É a quarta vez que Mercê visita a região. Na primeira, em 1980, saiu frustrada. Agora, com revelações recentes do major Curió, ela deixou sua casa, em Curitiba, e viajou de carro, com o marido e a filha, os 3.000 km até São Geraldo do Araguaia, no Pará.
Quando chegou, não foi falar com o grupo de busca que acabara de chegar à região. Bateu de porta em porta até chegar a Isaías, que só falou depois de muita insistência. Com a ajuda da Associação dos Torturados na Guerrilha do Araguaia, conseguiu que a comissão de buscas escavasse o local onde ela diz que o irmão está enterrado.
A reconstituição das últimas horas de Raul emocionou Mercê. Ao meio-dia de uma quarta-feira, o irmão, abatido pela malária, era conduzido, junto com o guerrilheiro Simão, por Curió, o sargento do Exército Joaquim Arthur, conhecido como sargento Ivan, e o guia Isaías.

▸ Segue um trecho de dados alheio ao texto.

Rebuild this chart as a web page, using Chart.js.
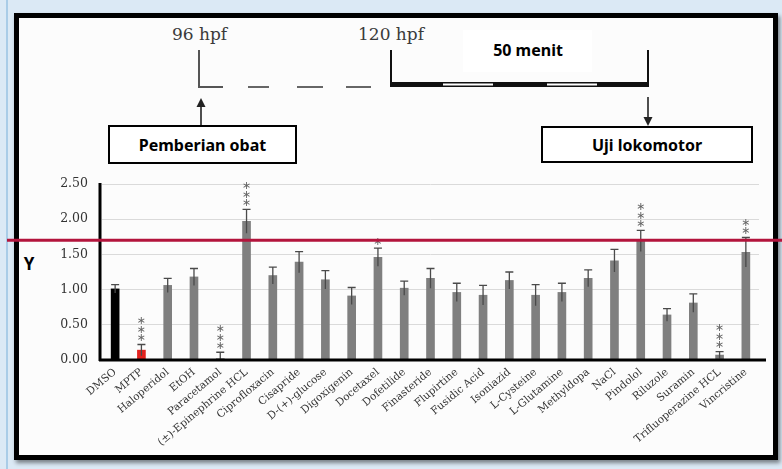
<!DOCTYPE html>
<html>
<head>
<meta charset="utf-8">
<script src="https://cdn.jsdelivr.net/npm/chart.js"></script>
<style>
  html, body { margin: 0; padding: 0; }
  body { width: 782px; height: 469px; background: #dbe9f5; position: relative; overflow: hidden; }
  #edge { position: absolute; left: 6px; top: 0; width: 2px; height: 469px; background: #a9cce7; }
  #frame { position: absolute; left: 14px; top: 13px; width: 754px; height: 437px;
           border: 5px solid #000; background: #fcfcfc; box-shadow: 2px 3px 4px rgba(0,0,0,0.45); }
  #diagram, #myChart { position: absolute; left: 0; top: 0; }
</style>
</head>
<body>
<div id="edge"></div>
<div id="frame"></div>

<svg id="diagram" width="782" height="469">
  <!-- timeline -->
  <text x="199.5" y="40" text-anchor="middle" font-family="DejaVu Serif" font-size="17" fill="#3a3a3a">96 hpf</text>
  <text x="391" y="40" text-anchor="middle" font-family="DejaVu Serif" font-size="17" fill="#3a3a3a">120 hpf</text>
  <path d="M199,50 V87 H223" stroke="#555" stroke-width="2" fill="none"/>
  <line x1="248" y1="87" x2="269" y2="87" stroke="#666" stroke-width="2"/>
  <line x1="297" y1="87" x2="323" y2="87" stroke="#666" stroke-width="2"/>
  <line x1="346" y1="87" x2="371" y2="87" stroke="#666" stroke-width="2"/>
  <rect x="463" y="30" width="129" height="42" fill="#fff"/>
  <text x="528" y="56" text-anchor="middle" font-family="Noto Sans" font-weight="700" font-size="16" fill="#000">50 menit</text>
  <line x1="391" y1="50" x2="391" y2="87" stroke="#111" stroke-width="2"/>
  <line x1="648" y1="50" x2="648" y2="87" stroke="#111" stroke-width="2"/>
  <rect x="391" y="82" width="258" height="5" fill="#111"/>
  <rect x="443" y="83.5" width="50" height="2" fill="#fff"/>
  <rect x="547" y="83.5" width="50" height="2" fill="#fff"/>
  <!-- arrows -->
  <line x1="201" y1="106" x2="201" y2="125" stroke="#222" stroke-width="1.6"/>
  <polygon points="201,98 196.5,107 205.5,107" fill="#222"/>
  <line x1="648" y1="97" x2="648" y2="118" stroke="#222" stroke-width="1.6"/>
  <polygon points="648,126 643.5,117 652.5,117" fill="#222"/>
  <!-- boxes -->
  <rect x="109" y="126" width="187" height="37" fill="#fff" stroke="#000" stroke-width="2"/>
  <text x="202.5" y="151" text-anchor="middle" font-family="Noto Sans" font-weight="700" font-size="16" fill="#000">Pemberian obat</text>
  <rect x="542" y="127" width="210" height="35" fill="#fff" stroke="#000" stroke-width="2"/>
  <text x="647" y="151" text-anchor="middle" font-family="Noto Sans" font-weight="700" font-size="16" fill="#000">Uji lokomotor</text>
  <!-- axis label -->
  <text x="29" y="270" text-anchor="middle" font-family="Noto Sans" font-weight="700" font-size="17" fill="#000">Y</text>
</svg>

<canvas id="myChart" width="782" height="469"></canvas>

<script>
var categories = ['DMSO', 'MPTP', 'Haloperidol', 'EtOH', 'Paracetamol', '(±)-Epinephrine HCL',
    'Ciprofloxacin', 'Cisapride', 'D-(+)-glucose', 'Digoxigenin', 'Docetaxel', 'Dofetilide',
    'Finasteride', 'Flupirtine', 'Fusidic Acid', 'Isoniazid', 'L-Cysteine', 'L-Glutamine',
    'Methyldopa', 'NaCl', 'Pindolol', 'Riluzole', 'Suramin', 'Trifluoperazine HCL', 'Vincristine'];
var means = [1.01, 0.14, 1.06, 1.18, 0.02, 1.97, 1.20, 1.39, 1.14, 0.91, 1.46, 1.02,
    1.16, 0.96, 0.92, 1.13, 0.92, 0.96, 1.16, 1.41, 1.69, 0.64, 0.81, 0.07, 1.53];
var errors = [0.06, 0.08, 0.10, 0.12, 0.09, 0.17, 0.12, 0.15, 0.13, 0.12, 0.13, 0.10,
    0.14, 0.13, 0.14, 0.12, 0.15, 0.13, 0.12, 0.16, 0.15, 0.09, 0.13, 0.05, 0.21];
var stars = ['', '***', '', '', '***', '***', '', '', '', '', '*', '',
    '', '', '', '', '', '', '', '', '***', '', '', '***', '**'];
var yTicks = [0, 0.5, 1, 1.5, 2, 2.5];
var refLine = 1.7;

var barColors = categories.map(function (c, i) {
    if (i === 0) return '#000000';
    if (i === 1) return '#e3231f';
    return '#7f7f7f';
});

var extras = {
    id: 'extras',
    afterDatasetsDraw: function (chart) {
        var ctx = chart.ctx;
        var y = chart.scales.y;
        var meta = chart.getDatasetMeta(0);
        ctx.save();
        // error bars
        ctx.strokeStyle = '#4a4a4a';
        ctx.lineWidth = 1.3;
        meta.data.forEach(function (bar, i) {
            var top = y.getPixelForValue(means[i] + errors[i]);
            var bot = y.getPixelForValue(Math.max(0, means[i] - errors[i]));
            ctx.beginPath();
            ctx.moveTo(bar.x, top);
            ctx.lineTo(bar.x, bot);
            ctx.moveTo(bar.x - 4, top);
            ctx.lineTo(bar.x + 4, top);
            ctx.stroke();
            // significance stars stacked vertically
            ctx.fillStyle = '#666';
            ctx.font = '11px "DejaVu Sans"';
            ctx.textAlign = 'center';
            ctx.textBaseline = 'middle';
            for (var k = 0; k < stars[i].length; k++) {
                ctx.fillText('\u2217', bar.x, top - 6 - k * 8.5);
            }
        });
        // axis lines
        ctx.strokeStyle = '#000';
        ctx.lineWidth = 3;
        ctx.beginPath();
        ctx.moveTo(100, chart.chartArea.top - 1);
        ctx.lineTo(100, y.getPixelForValue(0) + 1);
        ctx.moveTo(99, y.getPixelForValue(0));
        ctx.lineTo(766, y.getPixelForValue(0));
        ctx.stroke();
        ctx.restore();
    },
    afterDraw: function (chart) {
        var ctx = chart.ctx;
        var py = chart.scales.y.getPixelForValue(refLine);
        ctx.save();
        ctx.strokeStyle = '#b3143c';
        ctx.lineWidth = 3;
        ctx.beginPath();
        ctx.moveTo(7, py);
        ctx.lineTo(782, py);
        ctx.stroke();
        ctx.restore();
    }
};

var ctx = document.getElementById('myChart').getContext('2d');

var myChart = new Chart(ctx, {
    type: 'bar',
    data: {
        labels: categories,
        datasets: [{
            data: means,
            backgroundColor: barColors,
            barThickness: 8,
            borderWidth: 0
        }]
    },
    options: {
        responsive: false,
        animation: false,
        devicePixelRatio: 1,
        layout: { padding: { left: 0, right: 23, top: 184, bottom: 0 } },
        plugins: {
            legend: { display: false },
            tooltip: { enabled: false }
        },
        scales: {
            x: {
                grid: { display: false, drawTicks: false },
                border: { display: false },
                ticks: {
                    minRotation: 40,
                    maxRotation: 40,
                    autoSkip: false,
                    padding: 6,
                    color: '#333',
                    font: { family: 'DejaVu Serif', size: 10.5 }
                },
                afterFit: function (s) { s.height = 109; }
            },
            y: {
                min: 0,
                max: 2.5,
                afterBuildTicks: function (s) {
                    s.ticks = yTicks.map(function (v) { return { value: v }; });
                },
                grid: { color: '#dadada', lineWidth: 1, drawTicks: false },
                border: { display: false },
                ticks: {
                    padding: 14,
                    color: '#333',
                    font: { family: 'DejaVu Serif', size: 12.5 },
                    callback: function (v) { return Number(v).toFixed(2); }
                },
                afterFit: function (s) { s.width = 102; }
            }
        }
    },
    plugins: [extras]
});
</script>
</body>
</html>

No caminho Raul xingava muito Simão, que, preso, torturado e com esperança de ser libertado, havia levado os militares a um ponto de encontro. Ainda cuspiu em Curió, o que foi o estopim, segundo Isaías, para um tiro de fuzil na cabeça.
Mercê agora trata o tema como encerrado. "Limpei o nome do meu irmão." Em 1993, Raul apareceu numa lista de justiçados pela guerrilha, o que hoje é descartado por estudiosos.